Tribune de Jean-Francois Lucq, directeur de l’ingénierie patrimoniale de Banque Richelieu France
Il est fréquent qu’au bout d’un certain nombre d’années, un portefeuille de valeurs mobilières recèle de fortes plus-values latentes, incitant son détenteur à ralentir les arbitrages, pour éviter un frottement fiscal trop élevé.
Diverses stratégies d’optimisation viennent alors à l’esprit.
Ainsi, lorsque le portefeuille constitue un bien personnel d’un des époux, ce qui est le cas dans les régimes de communauté légale pour les portefeuilles reçus des ascendants par donation ou succession, ou ce qui est le droit commun dans les régimes de séparation de biens, il est possible de procéder à une donation des titres au profit de l’autre époux.
En effet, comme pour les donations aux descendants, cette libéralité a pour conséquence de rehausser le prix de revient fiscal, et d’effacer la plus-value latente à due concurrence. Deux remarques doivent toutefois être exprimées à ce stade. D’abord, le patrimoine transmis devient un bien propre de l’époux bénéficiaire. Les réinvestissements postérieurs à la cession de ces titres resteront des investissements personnels de ce seul époux. En effet, s’il utilisait les capitaux pour les dépenses courantes du ménage, une incrimination sur le terrain de l’abus de droit aurait de fortes chances d’aboutir. Par ailleurs, cette stratégie ne concerne que les portefeuilles de taille modeste. En effet, cette donation entre vifs, au-delà d’un abattement de 80 000€, sera taxable aux droits de donation, avec un barème de droits très proche de celui afférent aux donations aux descendants.
En fonction de l’âge des époux, ceux-ci peuvent alors préférer s’orienter vers un legs au conjoint lors de la succession, le conjoint bénéficiant d’une exonération de droits de succession ; cette stratégie est possible à condition que ce legs ne porte pas atteinte à la réserve héréditaire des descendants.
Si cette dernière stratégie est efficiente en matière d’effacement de la plus-value, elle l’est moins en matière de droits de succession.

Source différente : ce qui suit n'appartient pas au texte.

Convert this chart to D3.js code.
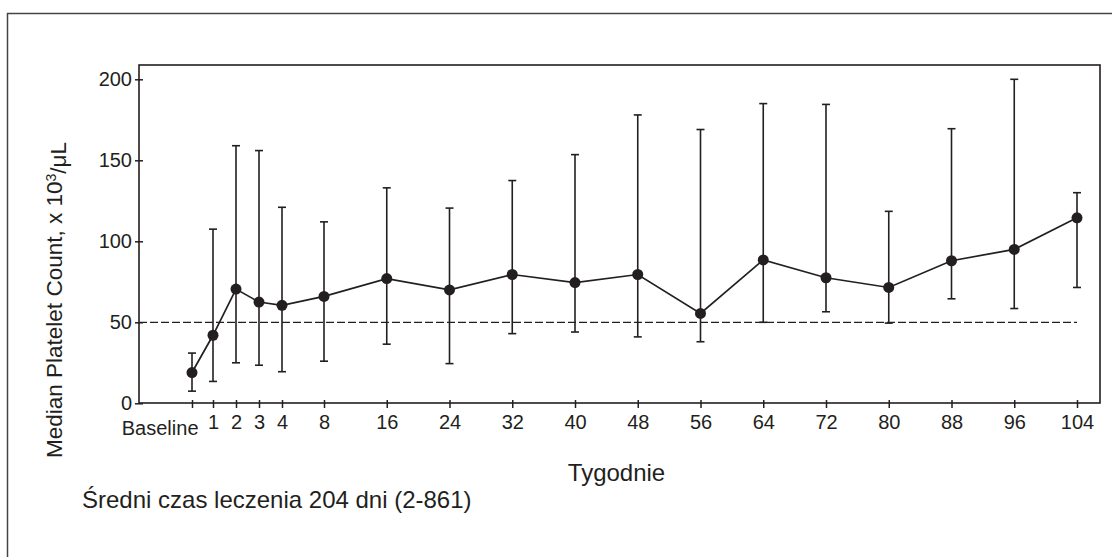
<!DOCTYPE html>
<html>
<head>
<meta charset="utf-8">
<script src="https://cdn.jsdelivr.net/npm/d3@7"></script>
<style>
  body { margin: 0; background: #fff; }
  text { font-family: "Liberation Sans", Arial, sans-serif; fill: #231f20; }
</style>
</head>
<body>
<div id="chart"></div>
<script>
const WIDTH = 1112;
const HEIGHT = 557;
const INK = "#231f20";

// weeks (Baseline = 0) and tick labels
const weeks = [0, 1, 2, 3, 4, 8, 16, 24, 32, 40, 48, 56, 64, 72, 80, 88, 96, 104];
const weekLabels = ["Baseline", "1", "2", "3", "4", "8", "16", "24", "32", "40", "48", "56", "64", "72", "80", "88", "96", "104"];

// median platelet count and range, x 10^3/uL
const median = [19, 42, 70.5, 62.5, 60.5, 66, 77, 70, 79.5, 74.5, 79.5, 55.5, 88.5, 77.5, 71.5, 88, 95, 114.5];
const upper = [31, 107.5, 159, 156, 121, 112, 133, 120.5, 137.5, 153.5, 178, 169, 185, 184.5, 118.5, 169.5, 200, 130];
const lower = [7.5, 13.5, 25, 23.5, 19.5, 26, 36.5, 24.5, 43, 44, 41, 38, 50, 56.5, 49.5, 64.5, 58.5, 71.5];

const yTicks = [0, 50, 100, 150, 200];
const threshold = 50;

const plot = { left: 139, top: 65, right: 1100, bottom: 403 };

const svg = d3.select("#chart")
    .append("svg")
    .attr("width", WIDTH)
    .attr("height", HEIGHT);

// outer frame (runs off the right/bottom edge)
svg.append("rect")
    .attr("x", 7.5).attr("y", 13.5)
    .attr("width", WIDTH + 20).attr("height", HEIGHT + 20)
    .attr("fill", "none").attr("stroke", "#444").attr("stroke-width", 1.5);

// x: uneven spacing for the early weeks
const x = d3.scaleLinear()
    .domain([0, 1, 4, 8, 104])
    .range([192, 213, 282, 324, 1077]);

const y = d3.scaleLinear()
    .domain([0, 200])
    .range([403.3, 79.3]);

// plot box
svg.append("rect")
    .attr("x", plot.left).attr("y", plot.top)
    .attr("width", plot.right - plot.left).attr("height", plot.bottom - plot.top)
    .attr("fill", "none").attr("stroke", INK).attr("stroke-width", 1.6);

// === Y AXIS ===
const yAxis = svg.append("g")
    .attr("transform", `translate(${plot.left},0)`)
    .call(d3.axisLeft(y).tickValues(yTicks).tickSize(0).tickPadding(7));
yAxis.select(".domain").remove();
yAxis.selectAll(".tick line")
    .attr("x1", -4).attr("x2", 4)
    .attr("stroke", INK).attr("stroke-width", 1.5);
yAxis.selectAll(".tick text")
    .attr("fill", INK)
    .style("font-size", "20px")
    .style("font-family", "Liberation Sans, Arial, sans-serif");

// === X AXIS ===
const xAxis = svg.append("g")
    .attr("transform", `translate(0,${plot.bottom})`)
    .call(d3.axisBottom(x).tickValues(weeks).tickSize(0)
        .tickFormat((d, i) => weekLabels[i]));
xAxis.select(".domain").remove();
xAxis.selectAll(".tick line")
    .attr("y1", -3).attr("y2", 5)
    .attr("stroke", INK).attr("stroke-width", 1.5);
xAxis.selectAll(".tick text")
    .attr("fill", INK)
    .attr("dy", null)
    .attr("y", (d, i) => i === 0 ? 32 : 26)
    .attr("text-anchor", (d, i) => i === 0 ? "end" : "middle")
    .attr("x", (d, i) => i === 0 ? 6 : 0)
    .style("font-size", "20px")
    .style("font-family", "Liberation Sans, Arial, sans-serif");

// threshold line at 50
svg.append("line")
    .attr("x1", plot.left).attr("x2", x(104))
    .attr("y1", y(threshold)).attr("y2", y(threshold))
    .attr("stroke", INK).attr("stroke-width", 1.3)
    .attr("stroke-dasharray", "8,3");

const rows = weeks.map((w, i) => ({ w, m: median[i], hi: upper[i], lo: lower[i] }));

// error bars
const bars = svg.append("g")
    .selectAll("g")
    .data(rows)
    .enter()
    .append("g")
    .attr("stroke", INK)
    .attr("stroke-width", 1.6);

bars.append("line")
    .attr("x1", d => x(d.w)).attr("x2", d => x(d.w))
    .attr("y1", d => y(d.hi)).attr("y2", d => y(d.lo));
bars.append("line")
    .attr("x1", d => x(d.w) - 4).attr("x2", d => x(d.w) + 4)
    .attr("y1", d => y(d.hi)).attr("y2", d => y(d.hi));
bars.append("line")
    .attr("x1", d => x(d.w) - 4).attr("x2", d => x(d.w) + 4)
    .attr("y1", d => y(d.lo)).attr("y2", d => y(d.lo));

// median line + points
svg.append("path")
    .datum(rows)
    .attr("fill", "none")
    .attr("stroke", INK)
    .attr("stroke-width", 1.7)
    .attr("d", d3.line().x(d => x(d.w)).y(d => y(d.m)));

svg.append("g")
    .selectAll("circle")
    .data(rows)
    .enter()
    .append("circle")
    .attr("cx", d => x(d.w))
    .attr("cy", d => y(d.m))
    .attr("r", 5.5)
    .attr("fill", INK);

// === LABELS ===
const yLabel = svg.append("text")
    .attr("transform", "translate(62,300) rotate(-90)")
    .attr("text-anchor", "middle")
    .style("font-size", "22.5px");
yLabel.append("tspan").text("Median Platelet Count, x 10");
yLabel.append("tspan").attr("dy", "-0.45em").style("font-size", "14px").text("3");
yLabel.append("tspan").attr("dy", "0.45em").text("/\u03bcL");

svg.append("text")
    .attr("x", (plot.left + plot.right) / 2 - 3)
    .attr("y", 481)
    .attr("text-anchor", "middle")
    .style("font-size", "24px")
    .text("Tygodnie");

svg.append("text")
    .attr("x", 82)
    .attr("y", 508)
    .style("font-size", "24px")
    .text("Średni czas leczenia 204 dni (2-861)");
</script>
</body>
</html>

En effet si le conjoint survivant a récupéré les titres en pleine propriété, ceux-ci constitueront un actif de droit commun de la seconde succession.
Dans ce cas, une parade consiste sans doute à apporter les titres reçus par legs à une société civile translucide, l’apport prenant la forme d’un apport à titre onéreux, avec pour contrepartie la création au passif d’un compte courant d’associé. Le capital, symbolique, de la société civile, sera donné aux descendants, avec un coût marginal en termes de droits de donation.

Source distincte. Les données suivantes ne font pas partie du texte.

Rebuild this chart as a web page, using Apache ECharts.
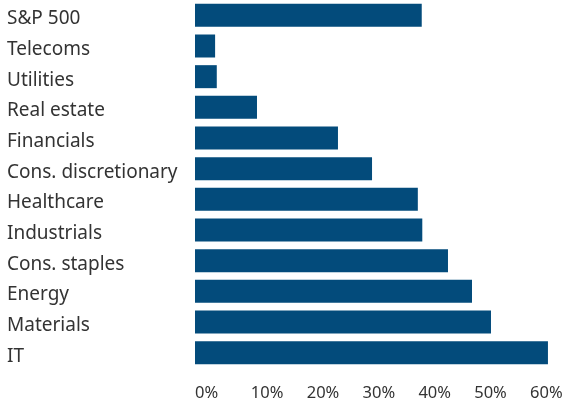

Chaque année, les revenus et gains réalisés par la société civile ne seront pas distribués aux associés, mais serviront à rembourser partiellement le compte courant d’associé, l’ascendant utilisant les capitaux en cause pour assurer le maintien de son train de vie.
Sous la double condition d’une durée de vie conséquente du conjoint, et d’une bonne rentabilité des capitaux investis, les descendants se trouveront à terme propriétaires d’une société patrimoniale largement, voire totalement désendettée, qui ne leur aura rien coûté en termes de droits de donation.